## begin Data segment
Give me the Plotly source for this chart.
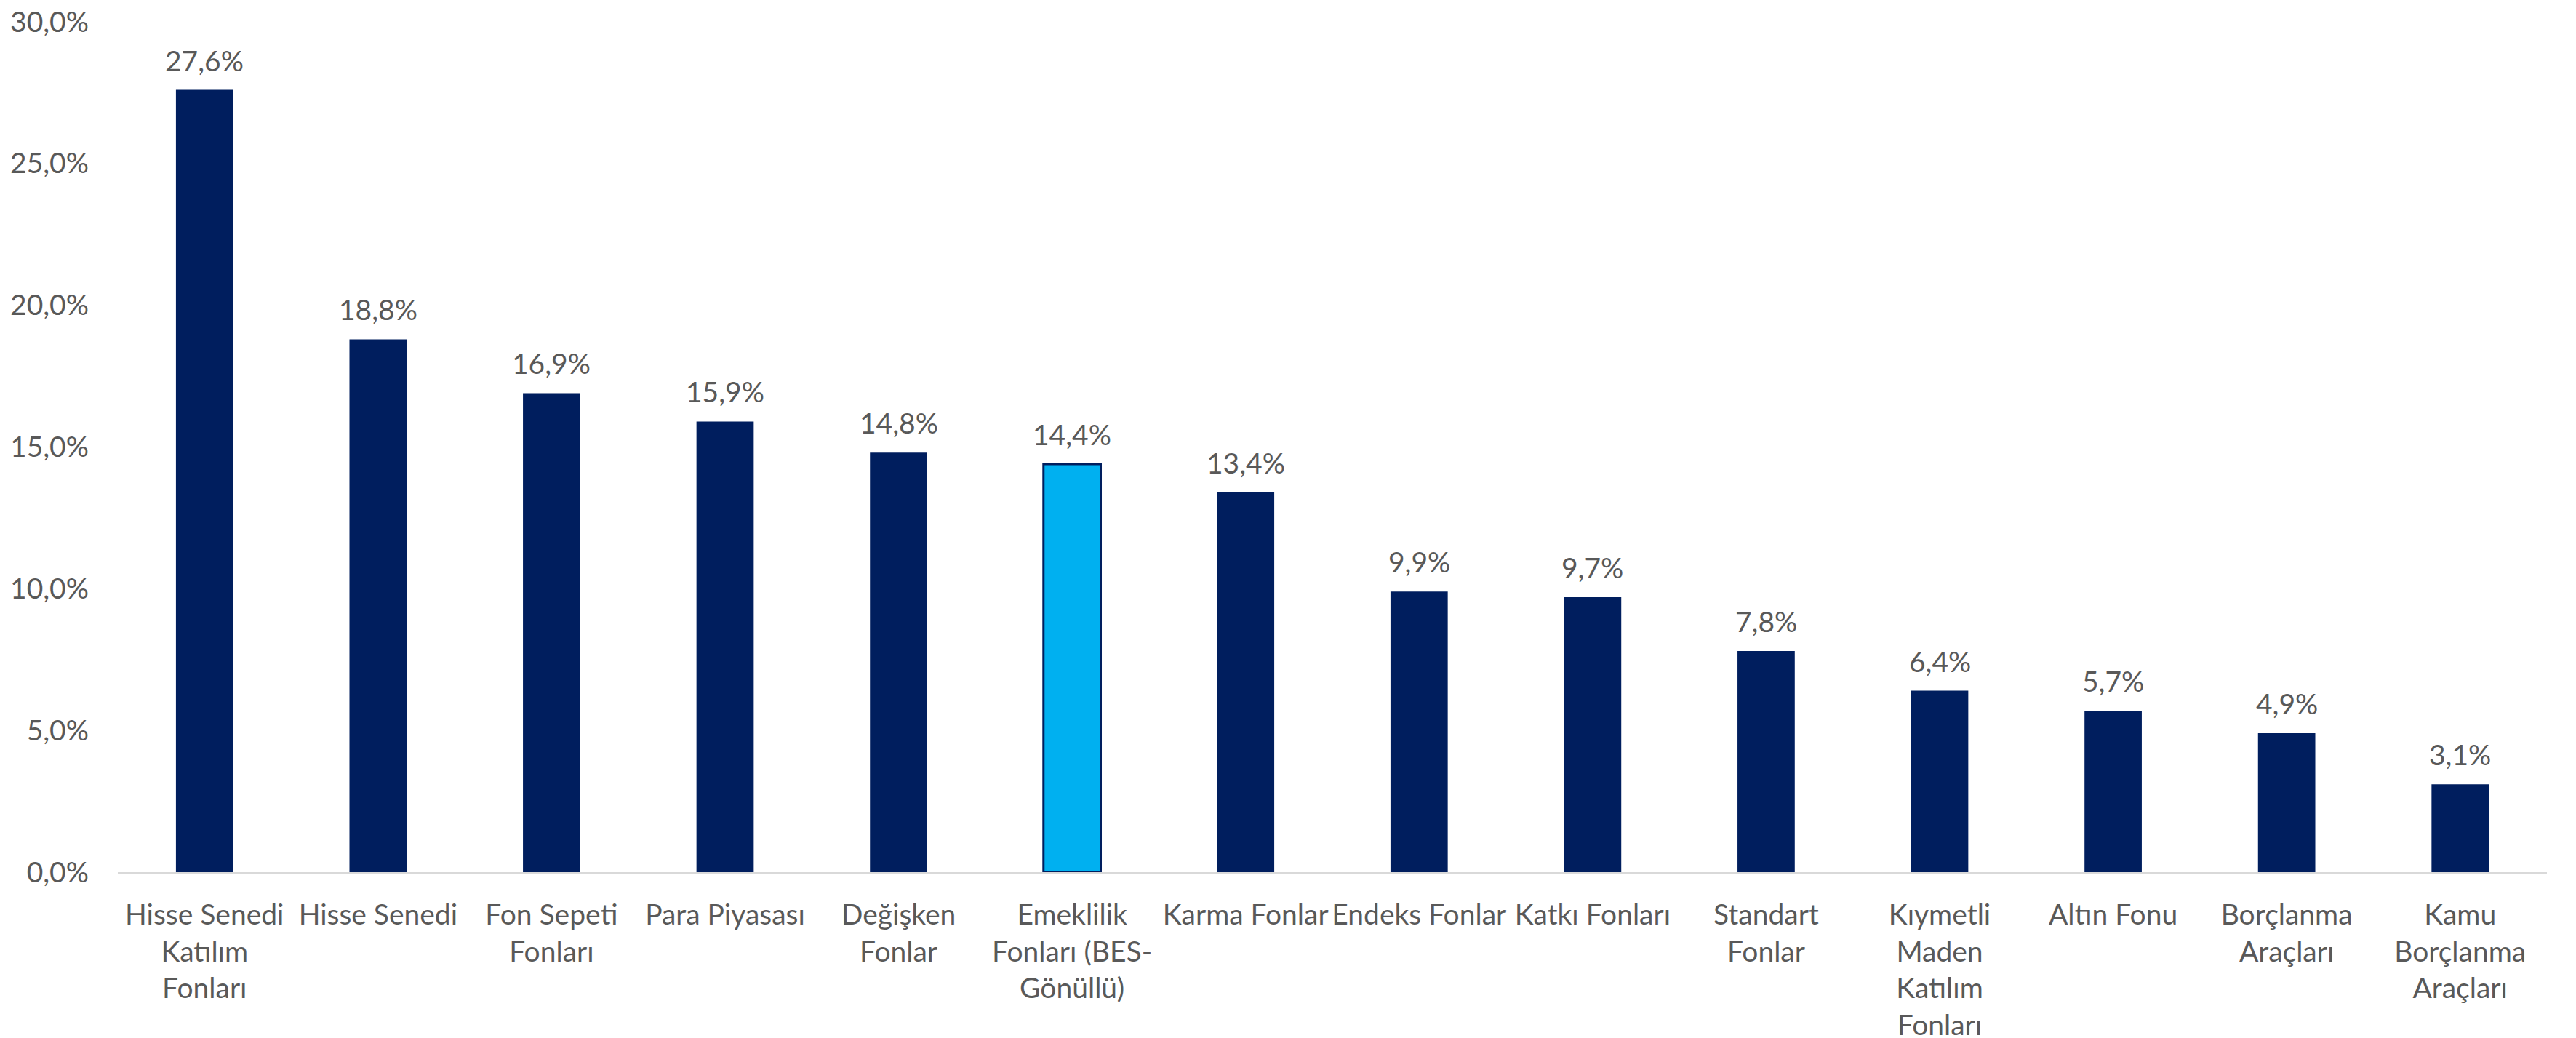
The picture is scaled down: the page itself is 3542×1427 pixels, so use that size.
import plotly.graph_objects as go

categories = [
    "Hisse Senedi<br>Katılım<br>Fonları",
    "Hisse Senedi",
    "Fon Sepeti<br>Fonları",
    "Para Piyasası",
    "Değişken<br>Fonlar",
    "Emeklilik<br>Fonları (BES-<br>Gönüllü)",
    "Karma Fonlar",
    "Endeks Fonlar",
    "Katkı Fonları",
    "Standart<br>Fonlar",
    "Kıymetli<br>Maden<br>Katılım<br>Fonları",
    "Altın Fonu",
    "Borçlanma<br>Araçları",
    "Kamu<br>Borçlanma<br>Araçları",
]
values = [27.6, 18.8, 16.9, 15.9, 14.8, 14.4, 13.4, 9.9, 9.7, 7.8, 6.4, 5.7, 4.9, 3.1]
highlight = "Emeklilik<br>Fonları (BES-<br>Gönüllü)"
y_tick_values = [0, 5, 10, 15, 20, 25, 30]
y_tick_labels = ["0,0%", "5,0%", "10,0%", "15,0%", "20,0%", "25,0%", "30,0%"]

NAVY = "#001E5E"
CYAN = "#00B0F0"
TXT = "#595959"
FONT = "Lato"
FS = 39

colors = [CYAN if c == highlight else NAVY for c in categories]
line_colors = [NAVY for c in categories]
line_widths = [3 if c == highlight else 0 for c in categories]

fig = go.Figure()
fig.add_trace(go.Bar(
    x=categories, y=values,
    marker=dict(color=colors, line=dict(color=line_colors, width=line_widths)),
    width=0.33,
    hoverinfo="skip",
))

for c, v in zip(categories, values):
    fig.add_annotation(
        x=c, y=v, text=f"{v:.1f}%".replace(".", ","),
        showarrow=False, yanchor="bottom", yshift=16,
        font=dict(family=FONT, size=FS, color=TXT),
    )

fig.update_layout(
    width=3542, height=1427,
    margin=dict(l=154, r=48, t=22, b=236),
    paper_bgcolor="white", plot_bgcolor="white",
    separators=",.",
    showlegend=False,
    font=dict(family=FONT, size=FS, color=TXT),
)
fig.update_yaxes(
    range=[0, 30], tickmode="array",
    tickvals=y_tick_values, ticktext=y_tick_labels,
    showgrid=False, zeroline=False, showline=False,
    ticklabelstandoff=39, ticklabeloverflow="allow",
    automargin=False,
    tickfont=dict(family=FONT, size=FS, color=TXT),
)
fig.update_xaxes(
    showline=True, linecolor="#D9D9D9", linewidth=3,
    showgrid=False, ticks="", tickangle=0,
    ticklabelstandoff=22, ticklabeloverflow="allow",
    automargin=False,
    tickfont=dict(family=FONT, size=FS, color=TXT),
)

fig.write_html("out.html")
## end Data segment
§ Objective
Copy out only the lines above from the one with "The picture is" to the one with "import plotly.graph_objects as go", inclusive, exactly as they stand.

§ Solution
The picture is scaled down: the page itself is 3542×1427 pixels, so use that size.
import plotly.graph_objects as go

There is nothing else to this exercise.